The eruption occurred in 79 AD, that’s only a few years after Jesus popped his clogs, and yet, somehow so much of the city was preserved. Therefore, a visit to Pompeii allows a person to fully immerse into a part of the world as it was two thousand years ago – well, you know, as they drink their bottle of coke and play on their phone.
Wandering around the broken city was highly captivating, we spent the best part of a day there. History has never been my strongest subject, but the knowledge of what we were seeing blew my mind. We had been offered the golden opportunity to glimpse through a window and into the Roman Empire at the peak of its power!

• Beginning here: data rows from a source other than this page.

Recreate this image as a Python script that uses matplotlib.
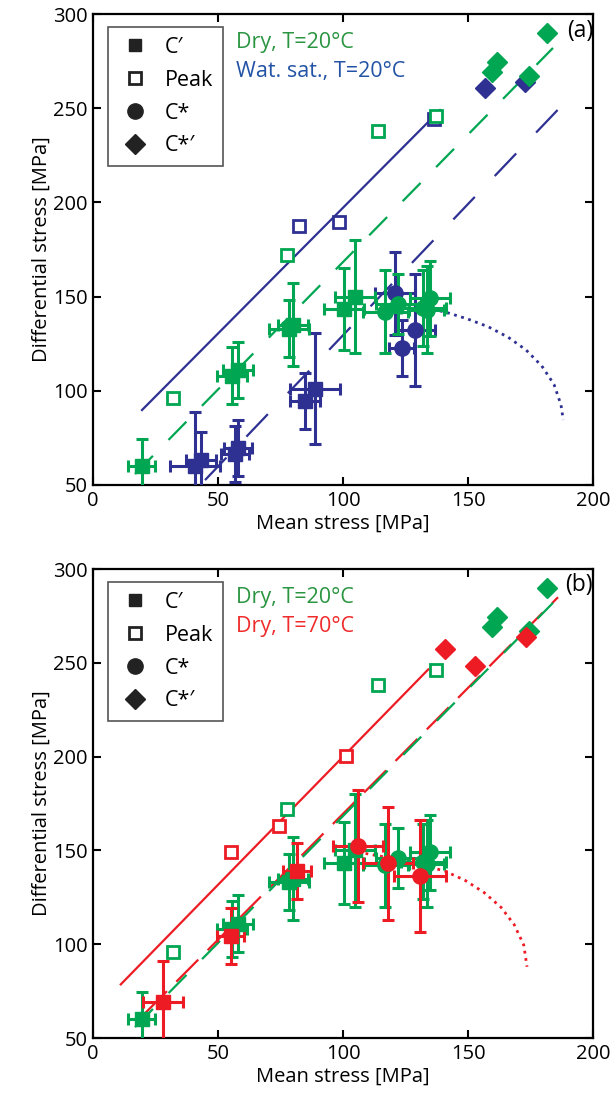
import matplotlib
matplotlib.use('Agg')
import matplotlib.pyplot as plt
from matplotlib.lines import Line2D

plt.rcParams['font.family'] = ['Open Sans', 'DejaVu Sans']

# colours
green = '#00a651'
blue = '#2e3192'
red = '#ed1c24'

# ---- Dry, T=20C (green, shown in both panels) ----
dry20_cp_x = [19.5, 55.5, 58.0, 78.5, 80.0, 100.4, 104.8]
dry20_cp_y = [60.0, 108.0, 111.0, 133.0, 135.0, 143.4, 150.0]
dry20_cp_xerr = [5.4, 6.0, 6.0, 8.0, 6.0, 8.0, 8.0]
dry20_cp_yerr = [14.5, 15.0, 15.0, 15.0, 22.0, 22.0, 30.0]
dry20_cs_x = [116.8, 122.0, 132.0, 134.8, 133.5]
dry20_cs_y = [142.0, 146.0, 144.0, 149.0, 143.0]
dry20_cs_xerr = [9.0, 9.0, 9.0, 8.0, 7.0]
dry20_cs_yerr = [22.0, 16.0, 20.0, 20.0, 23.0]
dry20_peak_x = [32.0, 77.5, 114.0, 137.0]
dry20_peak_y = [96.0, 172.0, 238.0, 246.0]
dry20_csp_x = [159.5, 161.5, 174.2, 181.5]
dry20_csp_y = [269.0, 274.5, 267.0, 290.0]
dry20_fit_x = [16.8, 184.0]
dry20_fit_y = [55.8, 282.0]

# ---- Water saturated, T=20C (blue, panel a) ----
wet_cp_x = [40.8, 43.0, 56.8, 58.0, 84.8, 88.8]
wet_cp_y = [60.0, 63.0, 66.5, 69.6, 94.7, 101.0]
wet_cp_xerr = [10.0, 6.0, 5.5, 5.5, 6.0, 10.0]
wet_cp_yerr = [28.7, 15.0, 15.0, 15.0, 15.0, 29.5]
wet_cs_x = [120.8, 128.8, 123.5]
wet_cs_y = [151.7, 132.3, 122.6]
wet_cs_xerr = [8.0, 8.0, 5.0]
wet_cs_yerr = [22.0, 29.5, 15.0]
wet_peak_x = [82.4, 98.5, 136.5]
wet_peak_y = [187.5, 189.8, 244.3]
wet_csp_x = [156.8, 172.8]
wet_csp_y = [260.5, 264.0]
wet_peak_fit_x = [19.6, 138.8]
wet_peak_fit_y = [89.8, 249.0]
wet_fit_x = [44.8, 191.9]
wet_fit_y = [52.6, 257.5]
wet_cap_x = [133.0, 141.2, 149.9, 158.1, 166.1, 173.2, 179.5, 184.4, 187.2, 188.1]
wet_cap_y = [144.0, 141.7, 138.1, 134.0, 128.4, 121.7, 113.2, 103.4, 92.5, 84.5]

# ---- Dry, T=70C (red, panel b) ----
dry70_cp_x = [28.1, 55.0, 81.7]
dry70_cp_y = [69.0, 104.4, 139.0]
dry70_cp_xerr = [8.0, 5.5, 5.6]
dry70_cp_yerr = [22.0, 15.0, 15.0]
dry70_cs_x = [106.1, 117.9, 130.8]
dry70_cs_y = [152.3, 143.1, 136.4]
dry70_cs_xerr = [10.0, 10.0, 10.5]
dry70_cs_yerr = [30.0, 30.0, 30.0]
dry70_peak_x = [55.1, 74.4, 101.2]
dry70_peak_y = [149.3, 163.2, 200.3]
dry70_csp_x = [140.8, 152.8, 173.1]
dry70_csp_y = [257.2, 248.3, 263.6]
dry70_peak_fit_x = [11.1, 134.1]
dry70_peak_fit_y = [78.6, 246.5]
dry70_fit_x = [20.8, 186.0]
dry70_fit_y = [63.2, 285.0]
dry70_cap_x = [109.0, 125.0, 140.8, 148.9, 156.4, 163.2, 168.5, 172.3, 173.6]
dry70_cap_y = [148.4, 144.5, 139.0, 134.0, 127.6, 119.7, 110.4, 99.6, 88.0]

xticks = [0, 50, 100, 150, 200]
yticks = [50, 100, 150, 200, 250, 300]
legend_labels = ['C\u2032', 'Peak', 'C*', 'C*\u2032']


def draw_errs(ax, x, y, xerr, yerr, color, marker, ms):
    ax.errorbar(x, y, xerr=xerr, yerr=yerr, fmt=marker, color=color, ms=ms,
                mec=color, ecolor=color, elinewidth=2.2, capsize=4, capthick=2.2,
                zorder=4)


def draw_set(ax, color, cp, cs, peak, csp):
    draw_errs(ax, *cp, color, 's', 10)
    draw_errs(ax, *cs, color, 'o', 11)
    ax.plot(peak[0], peak[1], 's', ms=9, mfc='white', mec=color, mew=2, zorder=5)
    ax.plot(csp[0], csp[1], 'D', ms=10, color=color, zorder=5)


def setup(ax, label, texts):
    ax.set_xlim(0, 200)
    ax.set_ylim(50, 300)
    ax.set_xticks(xticks)
    ax.set_yticks(yticks)
    ax.tick_params(direction='in', top=True, right=True, length=6, width=1.5,
                   labelsize=14.5, pad=4)
    for s in ax.spines.values():
        s.set_linewidth(1.6)
    ax.set_xlabel('Mean stress [MPa]', fontsize=14.5, labelpad=2)
    ax.set_ylabel('Differential stress [MPa]', fontsize=14.5, labelpad=1)
    ax.text(1.0, 0.965, label, transform=ax.transAxes, ha='right', va='center',
            fontsize=16.5)
    for i, (t, c) in enumerate(texts):
        ax.text(0.285, 0.94 - i * 0.062, t, transform=ax.transAxes, color=c,
                fontsize=15.5, va='center')
    # legend with black marker symbols
    handles = [
        Line2D([], [], ls='none', marker='s', ms=9, color='#222222'),
        Line2D([], [], ls='none', marker='s', ms=9, mfc='white', mec='#222222', mew=2),
        Line2D([], [], ls='none', marker='o', ms=11, color='#222222'),
        Line2D([], [], ls='none', marker='D', ms=10, color='#222222'),
    ]
    leg = ax.legend(handles, legend_labels, loc='upper left',
                    bbox_to_anchor=(0.03, 0.972), borderaxespad=0, fontsize=15.5,
                    fancybox=False, edgecolor='#555555', framealpha=1,
                    handlelength=1.6, handletextpad=0.6, labelspacing=0.55,
                    borderpad=0.45)
    leg.get_frame().set_linewidth(1.2)


fig = plt.figure(figsize=(6.14, 11.05), dpi=100)
ax1 = fig.add_axes([0.1515, 0.5611, 0.8143, 0.4262])
ax2 = fig.add_axes([0.1515, 0.0606, 0.8143, 0.4244])

# Panel (a): dry vs water saturated at 20C
ax1.plot(wet_peak_fit_x, wet_peak_fit_y, color=blue, lw=1.6, zorder=2)
ax1.plot(dry20_fit_x, dry20_fit_y, color=green, lw=1.6, dashes=(11.5, 10), zorder=2)
ax1.plot(wet_fit_x, wet_fit_y, color=blue, lw=1.6, dashes=(14, 13), zorder=2)
ax1.plot(wet_cap_x, wet_cap_y, color=blue, lw=2, ls=':', zorder=2)
draw_set(ax1, blue, (wet_cp_x, wet_cp_y, wet_cp_xerr, wet_cp_yerr),
         (wet_cs_x, wet_cs_y, wet_cs_xerr, wet_cs_yerr),
         (wet_peak_x, wet_peak_y), (wet_csp_x, wet_csp_y))
draw_set(ax1, green, (dry20_cp_x, dry20_cp_y, dry20_cp_xerr, dry20_cp_yerr),
         (dry20_cs_x, dry20_cs_y, dry20_cs_xerr, dry20_cs_yerr),
         (dry20_peak_x, dry20_peak_y), (dry20_csp_x, dry20_csp_y))
setup(ax1, '(a)', [('Dry, T=20°C', '#2a9540'), ('Wat. sat., T=20°C', '#2353a5')])

# Panel (b): dry at 20C vs dry at 70C
ax2.plot(dry70_peak_fit_x, dry70_peak_fit_y, color=red, lw=1.6, zorder=2)
ax2.plot(dry70_fit_x, dry70_fit_y, color=red, lw=1.6, dashes=(14, 6), zorder=2)
ax2.plot(dry20_fit_x, dry20_fit_y, color=green, lw=1.6, dashes=(11.5, 10), zorder=2)
ax2.plot(dry70_cap_x, dry70_cap_y, color=red, lw=2, ls=':', zorder=2)
draw_set(ax2, green, (dry20_cp_x, dry20_cp_y, dry20_cp_xerr, dry20_cp_yerr),
         (dry20_cs_x, dry20_cs_y, dry20_cs_xerr, dry20_cs_yerr),
         (dry20_peak_x, dry20_peak_y), (dry20_csp_x, dry20_csp_y))
draw_set(ax2, red, (dry70_cp_x, dry70_cp_y, dry70_cp_xerr, dry70_cp_yerr),
         (dry70_cs_x, dry70_cs_y, dry70_cs_xerr, dry70_cs_yerr),
         (dry70_peak_x, dry70_peak_y), (dry70_csp_x, dry70_csp_y))
setup(ax2, '(b)', [('Dry, T=20°C', '#2a9540'), ('Dry, T=70°C', '#ef2b2b')])

fig.savefig('out.png', dpi=100)
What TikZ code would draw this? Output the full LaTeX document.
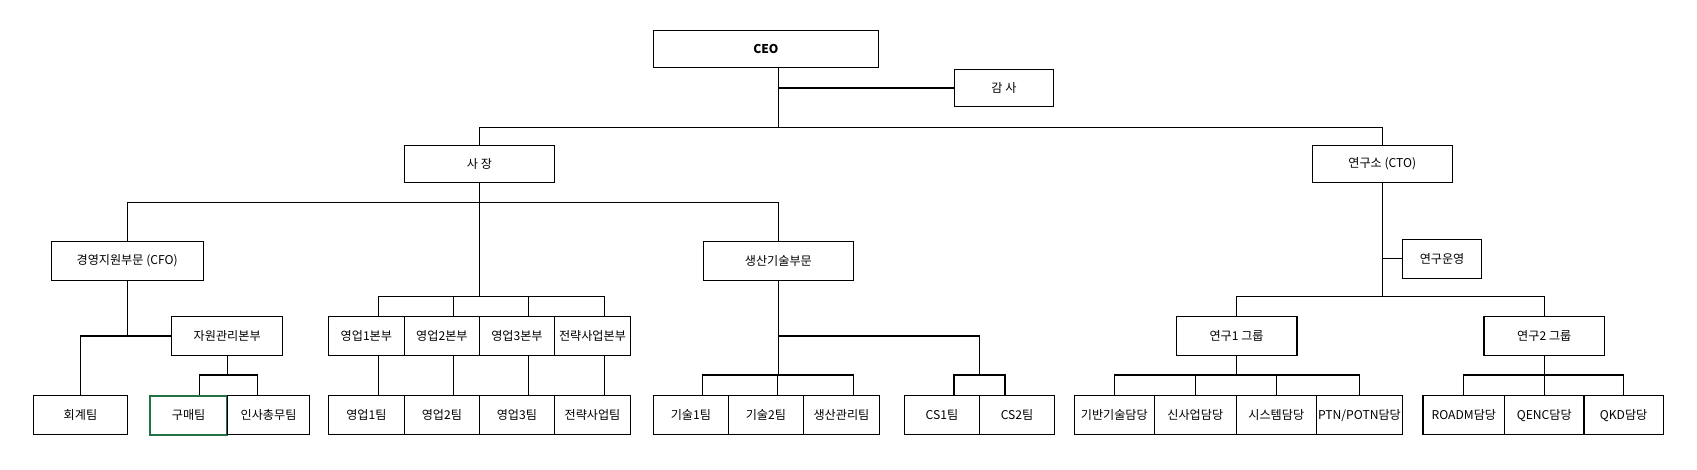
\documentclass[tikz,border=0pt]{standalone}
\usepackage{fontspec}
\setmainfont{Noto Sans CJK KR}
\usetikzlibrary{positioning}
\usetikzlibrary{calc}
\def\u{0.02174cm}

\begin{document}
\begin{tikzpicture}[x=\u, y=-\u, line width=0.65pt,
  org/.style={rectangle, draw, inner sep=0pt, minimum height={36*\u}, font=\fontsize{6.9}{8}\selectfont},
  sel/.style={draw={rgb,255:red,33;green,115;blue,70}, line width=1.1pt}]
  \useasboundingbox (0,0) rectangle (1561,431.5);

  % top
  \node[org, minimum width={207*\u}, minimum height={34*\u}, font=\fontsize{6.9}{8}\selectfont\bfseries] (ceo) at (704.5,45) {CEO};
  \node[org, minimum width={91*\u}, minimum height={34*\u}] (gamsa) at (923.5,81) {감 사};
  \node[org, minimum width={138*\u}, minimum height={34*\u}] (sajang) at (441,151) {사 장};
  \node[org, minimum width={129*\u}, minimum height={34*\u}] (cto) at (1271.5,151) {연구소 (CTO)};

  % divisions
  \node[org, minimum width={140*\u}] (cfo) at (117,240) {경영지원부문 (CFO)};
  \node[org, minimum width={138*\u}] (prod) at (716,240) {생산기술부문};
  \node[org, minimum width={73*\u}] (ops) at (1326.5,238) {연구운영};

  % headquarters
  \node[org, minimum width={102*\u}] (jawon) at (209,309) {자원관리본부};
  \node[org, minimum width={70*\u}] (hq1) at (337,309) {영업1본부};
  \node[org, minimum width={69*\u}] (hq2) at (406.5,309) {영업2본부};
  \node[org, minimum width={69*\u}] (hq3) at (475.5,309) {영업3본부};
  \node[org, minimum width={70*\u}] (hq4) at (545,309) {전략사업본부};
  \node[org, minimum width={111*\u}] (r1) at (1137.5,309) {연구1 그룹};
  \node[org, minimum width={111*\u}] (r2) at (1420.5,309) {연구2 그룹};

  % teams
  \node[org, minimum width={86*\u}] (hoegye) at (74,382) {회계팀};
  \node[org, sel, minimum width={71*\u}] (gumae) at (173.5,382) {구매팀};
  \node[org, minimum width={76*\u}] (insa) at (247,382) {인사총무팀};
  \node[org, minimum width={70*\u}] (t1) at (337,382) {영업1팀};
  \node[org, minimum width={69*\u}] (t2) at (406.5,382) {영업2팀};
  \node[org, minimum width={69*\u}] (t3) at (475.5,382) {영업3팀};
  \node[org, minimum width={70*\u}] (t4) at (545,382) {전략사업팀};
  \node[org, minimum width={69*\u}] (g1) at (635.5,382) {기술1팀};
  \node[org, minimum width={69*\u}] (g2) at (704.5,382) {기술2팀};
  \node[org, minimum width={70*\u}] (g3) at (774,382) {생산관리팀};
  \node[org, minimum width={69*\u}] (cs1) at (866.5,382) {CS1팀};
  \node[org, minimum width={69*\u}] (cs2) at (935.5,382) {CS2팀};
  \node[org, minimum width={74*\u}] (d1) at (1025,382) {기반기술담당};
  \node[org, minimum width={75*\u}] (d2) at (1099.5,382) {신사업담당};
  \node[org, minimum width={74*\u}] (d3) at (1174,382) {시스템담당};
  \node[org, minimum width={79*\u}] (d4) at (1250.5,382) {PTN/POTN담당};
  \node[org, minimum width={75*\u}] (d5) at (1346.5,382) {ROADM담당};
  \node[org, minimum width={73*\u}] (d6) at (1420.5,382) {QENC담당};
  \node[org, minimum width={73*\u}] (d7) at (1493.5,382) {QKD담당};

  % bus points
  \coordinate (topbus) at (716,117);
  \coordinate (sbus) at (441,186);
  \coordinate (hqbus) at (441,273);
  \coordinate (cfobus) at (117,309);
  \coordinate (jbus) at (209,345);
  \coordinate (pbus) at (716,309);
  \coordinate (gbus) at (716,345);
  \coordinate (csbus) at (901,345);
  \coordinate (rbus) at (1272,273);
  \coordinate (r1bus) at (1137.5,345);
  \coordinate (r2bus) at (1420.5,345);

  \draw (ceo.south -| topbus) -- (topbus);
  \draw (gamsa.west) -- (gamsa.west -| topbus);
  \draw (sajang.north) |- (topbus) -| (cto.north);
  \draw (sajang.south) -- (sbus) -| (cfo.north);
  \draw (sbus) -| (prod.north);
  \draw (sbus) -- (hqbus);
  \draw (cfo.south) -- (cfobus) -- (jawon.west);
  \draw (cfobus) -| (hoegye.north);
  \draw (jawon.south) -- (jbus);
  \draw ($(gumae.north)+(10,0)$) |- (jbus) -| ($(insa.north)+(-10,0)$);
  \foreach \i in {1,...,4} {
    \draw (hqbus) -| ($(hq\i.north)+(11,0)$);
    \draw ($(hq\i.south)+(11,0)$) -- ($(t\i.north)+(11,0)$);
  }
  \draw (prod.south) -- (pbus) -- (gbus);
  \draw (pbus) -| (csbus);
  \foreach \i in {1,2,3} \draw (gbus) -| ($(g\i.north)+(11,0)$);
  \draw ($(cs1.north)+(11,0)$) |- (csbus) -| ($(cs2.north)+(-11,0)$);
  \draw (cto.south -| rbus) -- (rbus);
  \draw (ops.west -| rbus) -- (ops.west);
  \draw (r1.north) |- (rbus) -| (r2.north);
  \draw (r1.south) -- (r1bus);
  \foreach \i in {1,...,4} \draw (r1bus) -| (d\i.north);
  \draw (r2.south) -- (r2bus);
  \foreach \i in {5,6,7} \draw (r2bus) -| (d\i.north);
\end{tikzpicture}
\end{document}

I bet school outings are great for kids in Italy – today we’re going to see a huge amphitheatre where they used to host gladiator fights, while next month we’ll be going to a city that was buried under volcanic ash for a few thousand years. Do you know where they took us to in my first primary school? A bloody drycleaners.
The weather was pretty grim during the majority of our time in Naples. However, if this trip has taught us anything, it is that being trapped indoors in Italy is rarely a bad thing. The pizza here is devastatingly good. Not to mention the pasta, ice cream, coffee, wine and beer. How are these people not fat? If I lived here, I’d soon have a potbelly bigger than the moon and an arse that shakes more than a cocktail maker or a lonely man.
That’s it for this set off blogs – next stop, home. Fortunately, I have my sights set on teaching abroad again with a likely move occurring in January. So, you’ll have a whole new host of blogs to feast your eyes on next year. I feel like I’ve just given you your birthday, Christmas and wedding day all in one with that announcement. I guess I’m just the gift that keeps on giving!